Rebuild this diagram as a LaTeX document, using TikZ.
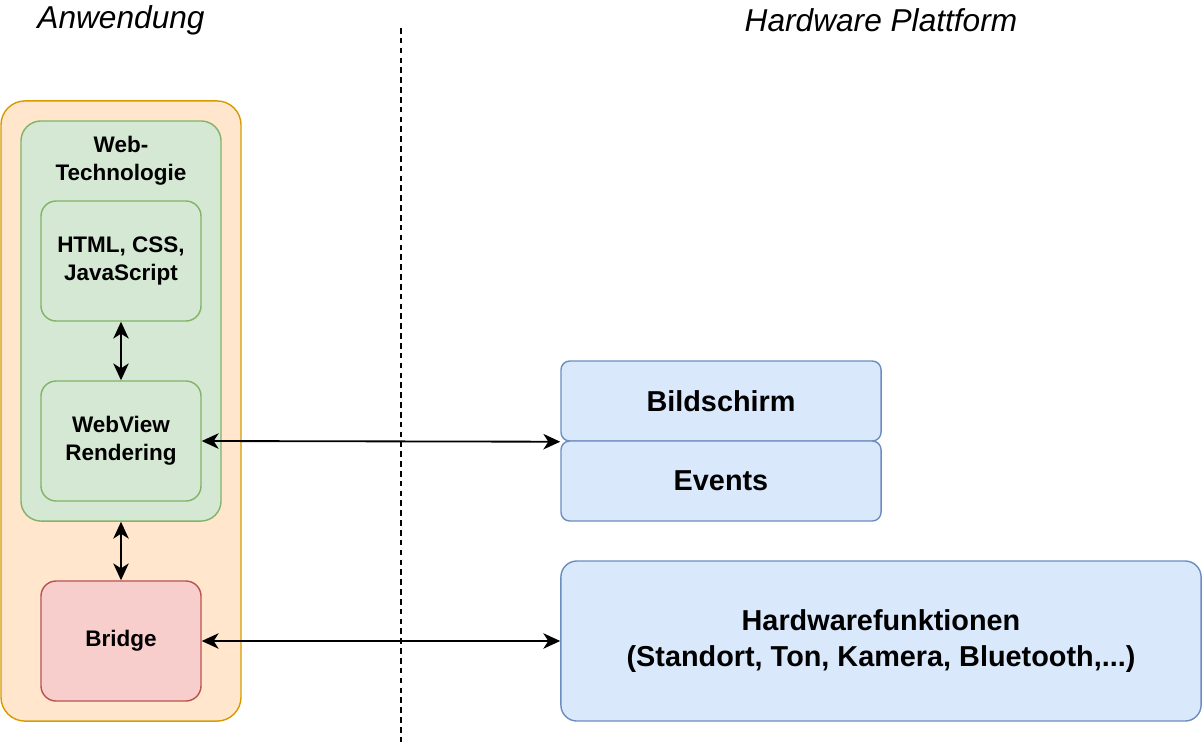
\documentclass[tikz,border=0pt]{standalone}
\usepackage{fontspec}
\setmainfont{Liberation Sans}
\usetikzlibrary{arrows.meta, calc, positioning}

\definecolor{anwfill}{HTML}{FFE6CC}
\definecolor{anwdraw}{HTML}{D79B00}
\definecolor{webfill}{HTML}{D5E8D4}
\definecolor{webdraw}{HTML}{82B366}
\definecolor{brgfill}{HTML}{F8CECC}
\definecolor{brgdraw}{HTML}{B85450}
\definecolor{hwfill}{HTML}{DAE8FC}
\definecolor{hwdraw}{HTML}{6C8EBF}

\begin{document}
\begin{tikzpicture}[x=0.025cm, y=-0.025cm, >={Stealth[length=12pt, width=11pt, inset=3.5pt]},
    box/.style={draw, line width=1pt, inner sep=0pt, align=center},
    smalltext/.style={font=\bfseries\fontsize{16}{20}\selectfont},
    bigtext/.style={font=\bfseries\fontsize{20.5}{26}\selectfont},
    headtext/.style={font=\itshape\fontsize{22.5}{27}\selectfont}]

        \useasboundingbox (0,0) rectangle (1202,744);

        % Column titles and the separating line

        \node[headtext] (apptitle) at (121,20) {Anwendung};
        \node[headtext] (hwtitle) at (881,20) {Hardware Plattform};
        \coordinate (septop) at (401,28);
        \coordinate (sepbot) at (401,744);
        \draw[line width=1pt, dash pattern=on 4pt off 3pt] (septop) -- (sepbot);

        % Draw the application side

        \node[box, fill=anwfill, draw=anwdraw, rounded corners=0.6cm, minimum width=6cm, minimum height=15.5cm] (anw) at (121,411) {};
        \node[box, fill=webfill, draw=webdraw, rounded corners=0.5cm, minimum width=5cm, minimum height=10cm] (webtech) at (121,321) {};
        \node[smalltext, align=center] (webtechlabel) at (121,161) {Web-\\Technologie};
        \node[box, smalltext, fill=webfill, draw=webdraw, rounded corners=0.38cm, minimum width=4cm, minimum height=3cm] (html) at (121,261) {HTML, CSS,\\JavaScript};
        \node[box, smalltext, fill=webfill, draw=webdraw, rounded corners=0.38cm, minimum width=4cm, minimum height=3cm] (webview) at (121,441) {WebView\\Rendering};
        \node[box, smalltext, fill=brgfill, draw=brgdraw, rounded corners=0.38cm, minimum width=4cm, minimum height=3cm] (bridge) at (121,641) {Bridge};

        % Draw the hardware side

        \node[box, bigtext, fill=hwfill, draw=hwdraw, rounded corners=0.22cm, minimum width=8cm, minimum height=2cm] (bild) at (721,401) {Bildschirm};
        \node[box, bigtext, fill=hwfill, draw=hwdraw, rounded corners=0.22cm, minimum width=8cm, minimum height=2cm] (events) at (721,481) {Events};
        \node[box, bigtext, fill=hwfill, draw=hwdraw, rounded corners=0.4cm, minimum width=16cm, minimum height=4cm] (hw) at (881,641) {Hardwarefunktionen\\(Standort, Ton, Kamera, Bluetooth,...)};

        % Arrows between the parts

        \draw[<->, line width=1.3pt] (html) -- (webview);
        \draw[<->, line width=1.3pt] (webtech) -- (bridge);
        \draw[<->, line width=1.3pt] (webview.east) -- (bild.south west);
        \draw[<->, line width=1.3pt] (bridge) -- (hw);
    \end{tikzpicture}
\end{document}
◇ ◇ ◇ ◇
▶ [Given problem]:
Copy the listing in full and without alteration, omitting every picture.

▶ [Complete response]:
Rebuild this diagram as a LaTeX document, using TikZ.
\documentclass[tikz,border=0pt]{standalone}
\usepackage{fontspec}
\setmainfont{Liberation Sans}
\usetikzlibrary{arrows.meta, calc, positioning}

\definecolor{anwfill}{HTML}{FFE6CC}
\definecolor{anwdraw}{HTML}{D79B00}
\definecolor{webfill}{HTML}{D5E8D4}
\definecolor{webdraw}{HTML}{82B366}
\definecolor{brgfill}{HTML}{F8CECC}
\definecolor{brgdraw}{HTML}{B85450}
\definecolor{hwfill}{HTML}{DAE8FC}
\definecolor{hwdraw}{HTML}{6C8EBF}

\begin{document}
\begin{tikzpicture}[x=0.025cm, y=-0.025cm, >={Stealth[length=12pt, width=11pt, inset=3.5pt]},
    box/.style={draw, line width=1pt, inner sep=0pt, align=center},
    smalltext/.style={font=\bfseries\fontsize{16}{20}\selectfont},
    bigtext/.style={font=\bfseries\fontsize{20.5}{26}\selectfont},
    headtext/.style={font=\itshape\fontsize{22.5}{27}\selectfont}]

        \useasboundingbox (0,0) rectangle (1202,744);

        % Column titles and the separating line

        \node[headtext] (apptitle) at (121,20) {Anwendung};
        \node[headtext] (hwtitle) at (881,20) {Hardware Plattform};
        \coordinate (septop) at (401,28);
        \coordinate (sepbot) at (401,744);
        \draw[line width=1pt, dash pattern=on 4pt off 3pt] (septop) -- (sepbot);

        % Draw the application side

        \node[box, fill=anwfill, draw=anwdraw, rounded corners=0.6cm, minimum width=6cm, minimum height=15.5cm] (anw) at (121,411) {};
        \node[box, fill=webfill, draw=webdraw, rounded corners=0.5cm, minimum width=5cm, minimum height=10cm] (webtech) at (121,321) {};
        \node[smalltext, align=center] (webtechlabel) at (121,161) {Web-\\Technologie};
        \node[box, smalltext, fill=webfill, draw=webdraw, rounded corners=0.38cm, minimum width=4cm, minimum height=3cm] (html) at (121,261) {HTML, CSS,\\JavaScript};
        \node[box, smalltext, fill=webfill, draw=webdraw, rounded corners=0.38cm, minimum width=4cm, minimum height=3cm] (webview) at (121,441) {WebView\\Rendering};
        \node[box, smalltext, fill=brgfill, draw=brgdraw, rounded corners=0.38cm, minimum width=4cm, minimum height=3cm] (bridge) at (121,641) {Bridge};

        % Draw the hardware side

        \node[box, bigtext, fill=hwfill, draw=hwdraw, rounded corners=0.22cm, minimum width=8cm, minimum height=2cm] (bild) at (721,401) {Bildschirm};
        \node[box, bigtext, fill=hwfill, draw=hwdraw, rounded corners=0.22cm, minimum width=8cm, minimum height=2cm] (events) at (721,481) {Events};
        \node[box, bigtext, fill=hwfill, draw=hwdraw, rounded corners=0.4cm, minimum width=16cm, minimum height=4cm] (hw) at (881,641) {Hardwarefunktionen\\(Standort, Ton, Kamera, Bluetooth,...)};

        % Arrows between the parts

        \draw[<->, line width=1.3pt] (html) -- (webview);
        \draw[<->, line width=1.3pt] (webtech) -- (bridge);
        \draw[<->, line width=1.3pt] (webview.east) -- (bild.south west);
        \draw[<->, line width=1.3pt] (bridge) -- (hw);
    \end{tikzpicture}
\end{document}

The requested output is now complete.